DATASET SECTION —

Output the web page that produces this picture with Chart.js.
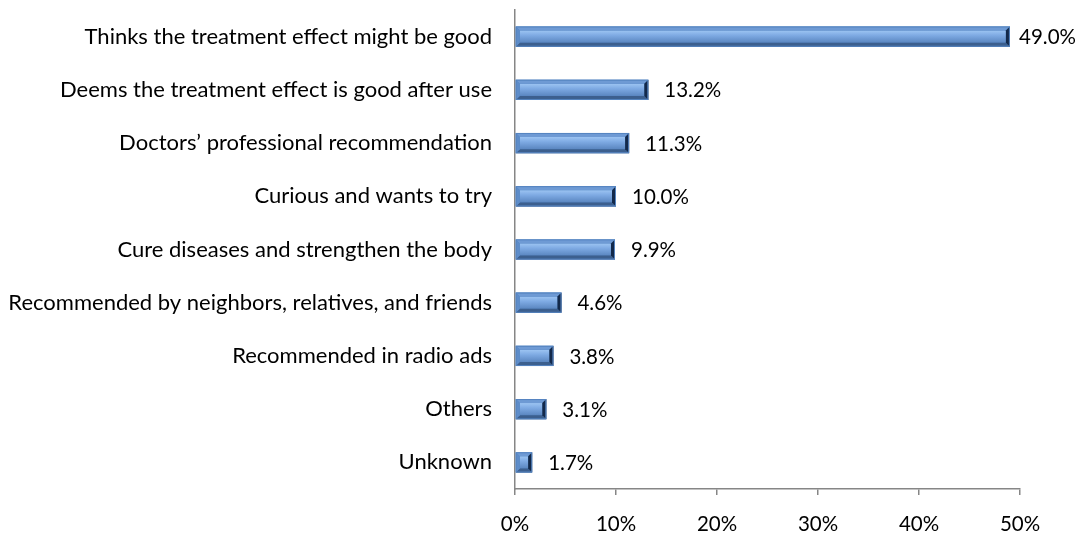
<!DOCTYPE html>
<html>
<head>
<meta charset="utf-8">
<script src="https://cdn.jsdelivr.net/npm/chart.js@4"></script>
<style>
  html, body { margin: 0; padding: 0; background: #fff; }
  #wrap { width: 1082px; height: 539px; position: relative; }
</style>
</head>
<body>
<div id="wrap"><canvas id="chart-reasons"></canvas></div>
<script>
const reasons = [
    "Thinks the treatment effect might be good",
    "Deems the treatment effect is good after use",
    "Doctors\u2019 professional recommendation",
    "Curious and wants to try",
    "Cure diseases and strengthen the body",
    "Recommended by neighbors, relatives, and friends",
    "Recommended in radio ads",
    "Others",
    "Unknown"
];

const shares = [49.0, 13.2, 11.3, 10.0, 9.9, 4.6, 3.8, 3.1, 1.7];

const xTicks = [0, 10, 20, 30, 40, 50];

const FONT = "Lato, 'Liberation Sans', sans-serif";
const AXIS_GRAY = '#868686';

// shaded edges on each bar so it looks like the old office bevel style
const bevelPlugin = {
    id: 'bevel',
    afterDatasetsDraw(chart) {
        const ctx = chart.ctx;
        const meta = chart.getDatasetMeta(0);
        meta.data.forEach(bar => {
            const p = bar.getProps(['x', 'y', 'base', 'height'], true);
            const x0 = Math.min(p.base, p.x), x1 = Math.max(p.base, p.x);
            const y0 = p.y - p.height / 2, y1 = p.y + p.height / 2;
            const b = Math.min(4, (x1 - x0) / 3);

            const poly = (pts, col) => {
                ctx.beginPath();
                ctx.moveTo(pts[0][0], pts[0][1]);
                for (let i = 1; i < pts.length; i++) ctx.lineTo(pts[i][0], pts[i][1]);
                ctx.closePath();
                ctx.fillStyle = col;
                ctx.fill();
            };

            ctx.save();
            // face
            const g = ctx.createLinearGradient(0, y0 + b, 0, y1 - b);
            g.addColorStop(0, '#9cc4f2');
            g.addColorStop(0.4, '#7eaae3');
            g.addColorStop(1, '#5a86c0');
            ctx.fillStyle = g;
            ctx.fillRect(x0 + b, y0 + b, x1 - x0 - 2 * b, y1 - y0 - 2 * b);
            // edges
            poly([[x0, y0], [x1, y0], [x1 - b, y0 + b], [x0 + b, y0 + b]], '#6e9ad4');
            poly([[x0, y1], [x1, y1], [x1 - b, y1 - b], [x0 + b, y1 - b]], '#3c5f8e');
            poly([[x0, y0], [x0 + b, y0 + b], [x0 + b, y1 - b], [x0, y1]], '#5d8cc9');
            poly([[x1, y0], [x1 - b, y0 + b], [x1 - b, y1 - b], [x1, y1]], '#13294a');
            ctx.strokeStyle = '#5584c0';
            ctx.lineWidth = 1;
            ctx.strokeRect(x0 + 0.5, y0 + 0.5, x1 - x0 - 1, y1 - y0 - 1);
            ctx.restore();
        });
    }
};

// value labels to the right of each bar
const valueLabelPlugin = {
    id: 'valueLabels',
    afterDatasetsDraw(chart) {
        const ctx = chart.ctx;
        const meta = chart.getDatasetMeta(0);
        ctx.save();
        ctx.font = '20.5px ' + FONT;
        ctx.fillStyle = '#000';
        ctx.textBaseline = 'middle';
        ctx.textAlign = 'left';
        meta.data.forEach((bar, i) => {
            const text = shares[i].toFixed(1) + '%';
            const w = ctx.measureText(text).width;
            let x = bar.x + 16;
            x = Math.min(x, chart.width - 6 - w);
            ctx.fillText(text, x, bar.y + 1);
        });
        ctx.restore();
    }
};

new Chart(document.getElementById('chart-reasons'), {
    type: 'bar',
    data: {
        labels: reasons,
        datasets: [{
            data: shares,
            backgroundColor: '#4f81bd',
            borderWidth: 0,
            categoryPercentage: 1,
            barPercentage: 0.38
        }]
    },
    options: {
        indexAxis: 'y',
        responsive: true,
        maintainAspectRatio: false,
        animation: false,
        layout: { autoPadding: false, padding: { top: 10, right: 62, bottom: 0, left: 0 } },
        plugins: {
            legend: { display: false },
            tooltip: { enabled: false }
        },
        scales: {
            x: {
                min: 0,
                max: 50,
                afterBuildTicks(scale) {
                    scale.ticks = xTicks.map(v => ({ value: v }));
                },
                afterFit(scale) {
                    scale.height = 50;
                },
                border: { color: AXIS_GRAY, width: 1.5 },
                grid: {
                    drawOnChartArea: false,
                    drawTicks: true,
                    tickLength: 6,
                    color: AXIS_GRAY,
                    lineWidth: 1.5
                },
                ticks: {
                    padding: 17,
                    color: '#000',
                    font: { family: FONT, size: 20.5 },
                    callback: v => v + '%'
                }
            },
            y: {
                afterFit(scale) {
                    // keep the plot edge fixed and stop label padding eating the height
                    scale.width = 515;
                    scale.paddingTop = 0;
                    scale.paddingBottom = 0;
                },
                border: { color: AXIS_GRAY, width: 1.5 },
                grid: { display: false, drawTicks: false },
                ticks: {
                    padding: 23,
                    color: '#000',
                    font: { family: FONT, size: 22 }
                }
            }
        }
    },
    plugins: [bevelPlugin, valueLabelPlugin]
});
</script>
</body>
</html>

WHAT YOU ARE ASKED TO DO —
Repeat the data exactly in full, omitting its pictures.

EXERCISE RESPONSE —
Output the web page that produces this picture with Chart.js.
<!DOCTYPE html>
<html>
<head>
<meta charset="utf-8">
<script src="https://cdn.jsdelivr.net/npm/chart.js@4"></script>
<style>
  html, body { margin: 0; padding: 0; background: #fff; }
  #wrap { width: 1082px; height: 539px; position: relative; }
</style>
</head>
<body>
<div id="wrap"><canvas id="chart-reasons"></canvas></div>
<script>
const reasons = [
    "Thinks the treatment effect might be good",
    "Deems the treatment effect is good after use",
    "Doctors\u2019 professional recommendation",
    "Curious and wants to try",
    "Cure diseases and strengthen the body",
    "Recommended by neighbors, relatives, and friends",
    "Recommended in radio ads",
    "Others",
    "Unknown"
];

const shares = [49.0, 13.2, 11.3, 10.0, 9.9, 4.6, 3.8, 3.1, 1.7];

const xTicks = [0, 10, 20, 30, 40, 50];

const FONT = "Lato, 'Liberation Sans', sans-serif";
const AXIS_GRAY = '#868686';

// shaded edges on each bar so it looks like the old office bevel style
const bevelPlugin = {
    id: 'bevel',
    afterDatasetsDraw(chart) {
        const ctx = chart.ctx;
        const meta = chart.getDatasetMeta(0);
        meta.data.forEach(bar => {
            const p = bar.getProps(['x', 'y', 'base', 'height'], true);
            const x0 = Math.min(p.base, p.x), x1 = Math.max(p.base, p.x);
            const y0 = p.y - p.height / 2, y1 = p.y + p.height / 2;
            const b = Math.min(4, (x1 - x0) / 3);

            const poly = (pts, col) => {
                ctx.beginPath();
                ctx.moveTo(pts[0][0], pts[0][1]);
                for (let i = 1; i < pts.length; i++) ctx.lineTo(pts[i][0], pts[i][1]);
                ctx.closePath();
                ctx.fillStyle = col;
                ctx.fill();
            };

            ctx.save();
            // face
            const g = ctx.createLinearGradient(0, y0 + b, 0, y1 - b);
            g.addColorStop(0, '#9cc4f2');
            g.addColorStop(0.4, '#7eaae3');
            g.addColorStop(1, '#5a86c0');
            ctx.fillStyle = g;
            ctx.fillRect(x0 + b, y0 + b, x1 - x0 - 2 * b, y1 - y0 - 2 * b);
            // edges
            poly([[x0, y0], [x1, y0], [x1 - b, y0 + b], [x0 + b, y0 + b]], '#6e9ad4');
            poly([[x0, y1], [x1, y1], [x1 - b, y1 - b], [x0 + b, y1 - b]], '#3c5f8e');
            poly([[x0, y0], [x0 + b, y0 + b], [x0 + b, y1 - b], [x0, y1]], '#5d8cc9');
            poly([[x1, y0], [x1 - b, y0 + b], [x1 - b, y1 - b], [x1, y1]], '#13294a');
            ctx.strokeStyle = '#5584c0';
            ctx.lineWidth = 1;
            ctx.strokeRect(x0 + 0.5, y0 + 0.5, x1 - x0 - 1, y1 - y0 - 1);
            ctx.restore();
        });
    }
};

// value labels to the right of each bar
const valueLabelPlugin = {
    id: 'valueLabels',
    afterDatasetsDraw(chart) {
        const ctx = chart.ctx;
        const meta = chart.getDatasetMeta(0);
        ctx.save();
        ctx.font = '20.5px ' + FONT;
        ctx.fillStyle = '#000';
        ctx.textBaseline = 'middle';
        ctx.textAlign = 'left';
        meta.data.forEach((bar, i) => {
            const text = shares[i].toFixed(1) + '%';
            const w = ctx.measureText(text).width;
            let x = bar.x + 16;
            x = Math.min(x, chart.width - 6 - w);
            ctx.fillText(text, x, bar.y + 1);
        });
        ctx.restore();
    }
};

new Chart(document.getElementById('chart-reasons'), {
    type: 'bar',
    data: {
        labels: reasons,
        datasets: [{
            data: shares,
            backgroundColor: '#4f81bd',
            borderWidth: 0,
            categoryPercentage: 1,
            barPercentage: 0.38
        }]
    },
    options: {
        indexAxis: 'y',
        responsive: true,
        maintainAspectRatio: false,
        animation: false,
        layout: { autoPadding: false, padding: { top: 10, right: 62, bottom: 0, left: 0 } },
        plugins: {
            legend: { display: false },
            tooltip: { enabled: false }
        },
        scales: {
            x: {
                min: 0,
                max: 50,
                afterBuildTicks(scale) {
                    scale.ticks = xTicks.map(v => ({ value: v }));
                },
                afterFit(scale) {
                    scale.height = 50;
                },
                border: { color: AXIS_GRAY, width: 1.5 },
                grid: {
                    drawOnChartArea: false,
                    drawTicks: true,
                    tickLength: 6,
                    color: AXIS_GRAY,
                    lineWidth: 1.5
                },
                ticks: {
                    padding: 17,
                    color: '#000',
                    font: { family: FONT, size: 20.5 },
                    callback: v => v + '%'
                }
            },
            y: {
                afterFit(scale) {
                    // keep the plot edge fixed and stop label padding eating the height
                    scale.width = 515;
                    scale.paddingTop = 0;
                    scale.paddingBottom = 0;
                },
                border: { color: AXIS_GRAY, width: 1.5 },
                grid: { display: false, drawTicks: false },
                ticks: {
                    padding: 23,
                    color: '#000',
                    font: { family: FONT, size: 22 }
                }
            }
        }
    },
    plugins: [bevelPlugin, valueLabelPlugin]
});
</script>
</body>
</html>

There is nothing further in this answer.